Jakarta (ANTARA News) - Satu raihan prestasi internasional kembali dicapai PT Bio Farma (Persero), yakni dipercaya memimpin para produsen vaksin negara-negara berkembang dan negara Islam, dalam Pertemuan Umum ke-14 Jaringan Produsen Vaksin Negara Berkembang (DCVMN), di Hanoi, Viet Nahm, pada 7-9 Oktober lalu.
Adalah Direktur Pemasaran PT Bio Farma (Persero), Mahendra Suhardono, yang menjadi presiden DCVMN periode 2012-2014, berdasarkan keputusan sidang pertemuan akbar produsen vaksin negara-negara berkembang itu.
Sidang ke-14 DCVMN di Hanoi itu, menurut ketarangan dari Bio Farma, dihadiri sekitar 200 orang, terdiri perwakilan 38 produsen vaksin dari 14 negara, dan organisasi internasional, di antaranya UNICEF, GAVI (Global Alliance for Vaccine Initiative), juga Bill & Melinda Gates Foundation.
Pada kesempatan tersebut, PT Bio Farma (Persero) mengajak negara–negara berkembang meningkatkan kerjasama di bidang vaksin, baik produk akhir maupun produk intermediat (bulk).
Menurut Corporate Secretary PT Bio Farma (Persero), M Rahman Rustan, pertemuan DCVMN di Hanoi itu juga ajang saling berbagi informasi dan pengalaman tentang perkembangan teknologi, berbagai isu global sehingga bisa diantisipasi negara berkembang, pun menjalin kepercayaan dan kerjasama bilateral.
Dia mencontohkan Viet Nahm, yang sudah minta bantuan PT Bio Farma (Persero) dengan kantor pusat di Jalan Pasteur, Bandung, untuk membantu negara itu menyediakan vaksin Pentabio, yang ampuh mencegah lima penyakit, yaitu difteri, tetanus, pertusis, hepatitis B dan hemofilus influenza tipe B.
"Selain itu sudah ada kepercayaan dari lembaga internasional, GAVI, UNICEF, dan Bill and Melinda Gates Foundation," kata dia.
Lebih jauh, dia menyatakan, walaupun sesama produsen vaksin saling bersaing, PT Bio Farma (Persero) tidak khawatir kehilangan pasar, karena perkembangan pola penyakit selalu muncul.

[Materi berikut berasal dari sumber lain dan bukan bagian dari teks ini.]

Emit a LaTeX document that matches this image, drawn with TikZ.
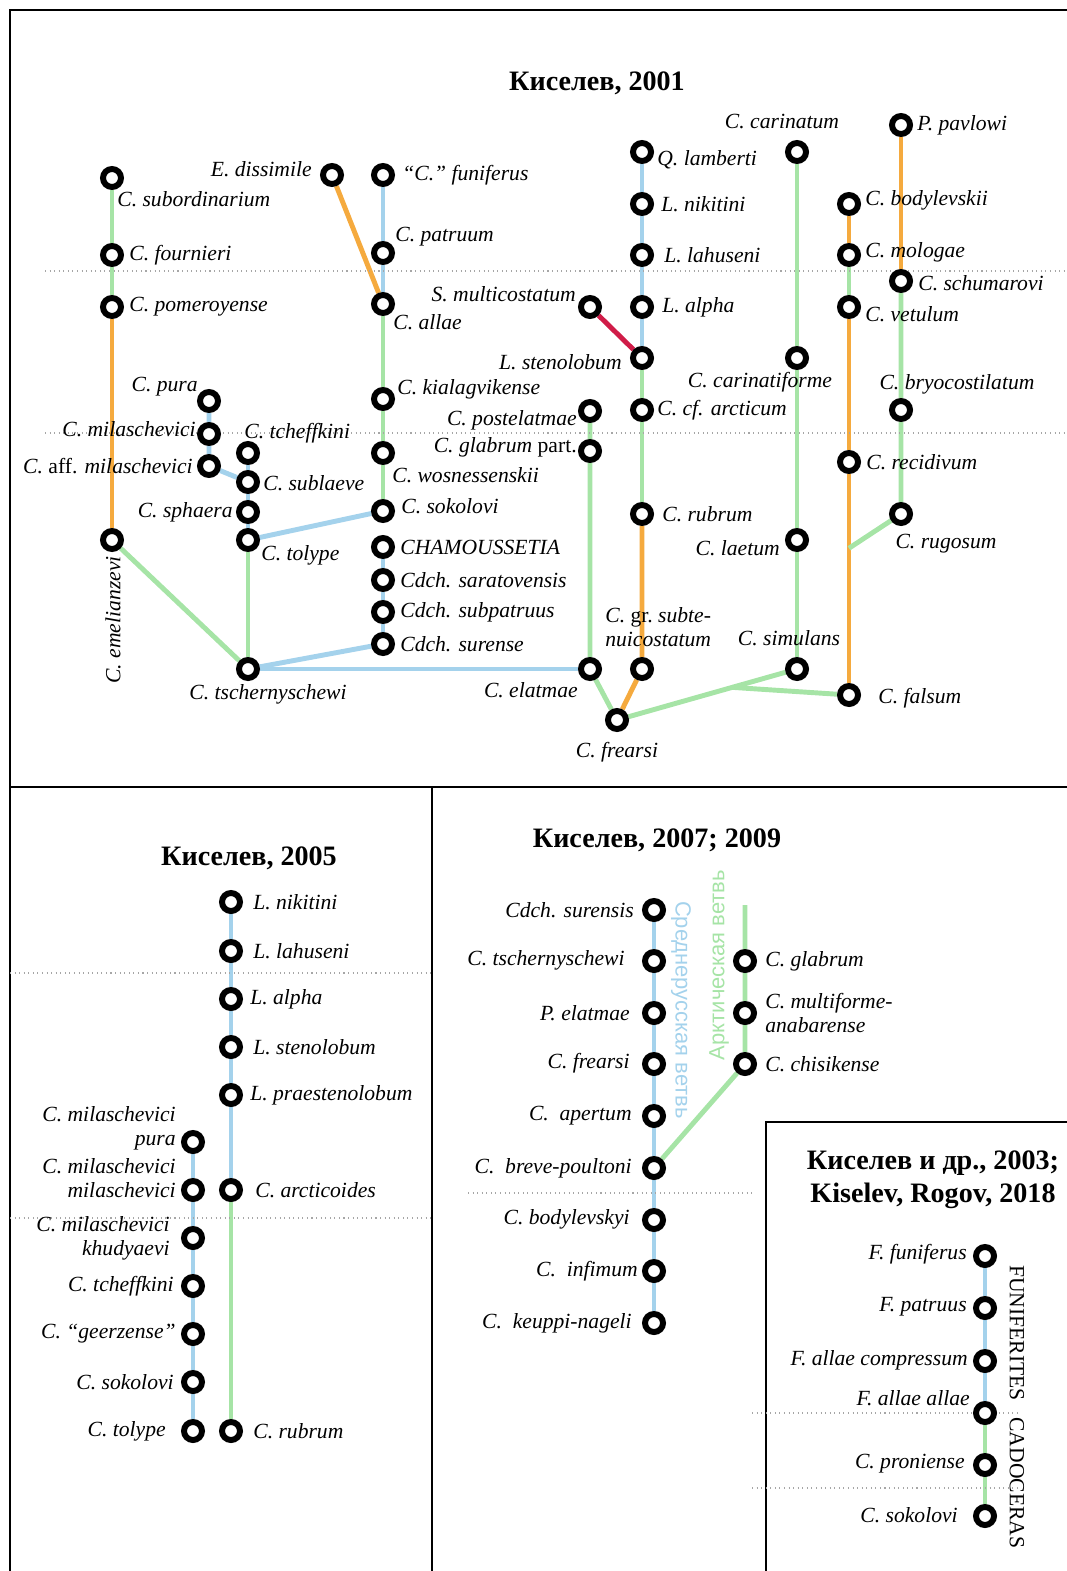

Selain itu kewajiban memberantas penyakit menular bukan hanya kewajiban di satu negara. Contohnya tentang jemaah haji yang berkumpul di satu titik, dapat berpotensi menularkan virus dan bakteri.
"Sehingga keperluan vaksin ini cukup besar, sementara kapasitas kebutuhan vaksin belum dapat dipenuhi satu perusahaan sehingga perlu saling mendukung untuk penyediaan vaksin," kata dia.
Mengenai virus corona, dia menambahkan, kemampuan virus bermutasi sangat cepat, namun waktu yang dibutuhkan untuk riset vaksin baru memerlukan waktu 12 tahun.
"Kita harus berani mengambil langkah sinergi dan kolaborasi riset, sekarang sedang dijajaki dengan negara-negara yang memiliki potensi riset, seperti Malaysia, Iran, dan Pakistan," kata dia.
Selain capaian di Hanoi itu, pada pekan keempat Oktober ini, PT Bio Farma (Persero) juga akan menjadi narasumber pertemuan Organisasi Kerjasama Islam, di Jakarta.
Satu hal penting yang mendorong hal ini, karena baru Indonesia --melalui PT Bio Farma (Persero) dengan 12 produknya-- yang bisa memenuhi sertifikasi prakualifikasi WHO dari 57 negara anggota OKI itu.
"Memenuhi prakualifikasi WHO bukan perkara mudah," kata dia.
Banyak hal ditinjau, mulai manajemen sistem manajemen juga harus memenuhi standar ketat, memenuhi perubahan prosedur dan mekanisme pelaporan tertentu.
Selain kualitas produk, juga ditinjau fasilitas, bangunan, tata letaknya, yang harus memenuhi standar internasional, hingga kualifikasi internasional para karyawannya.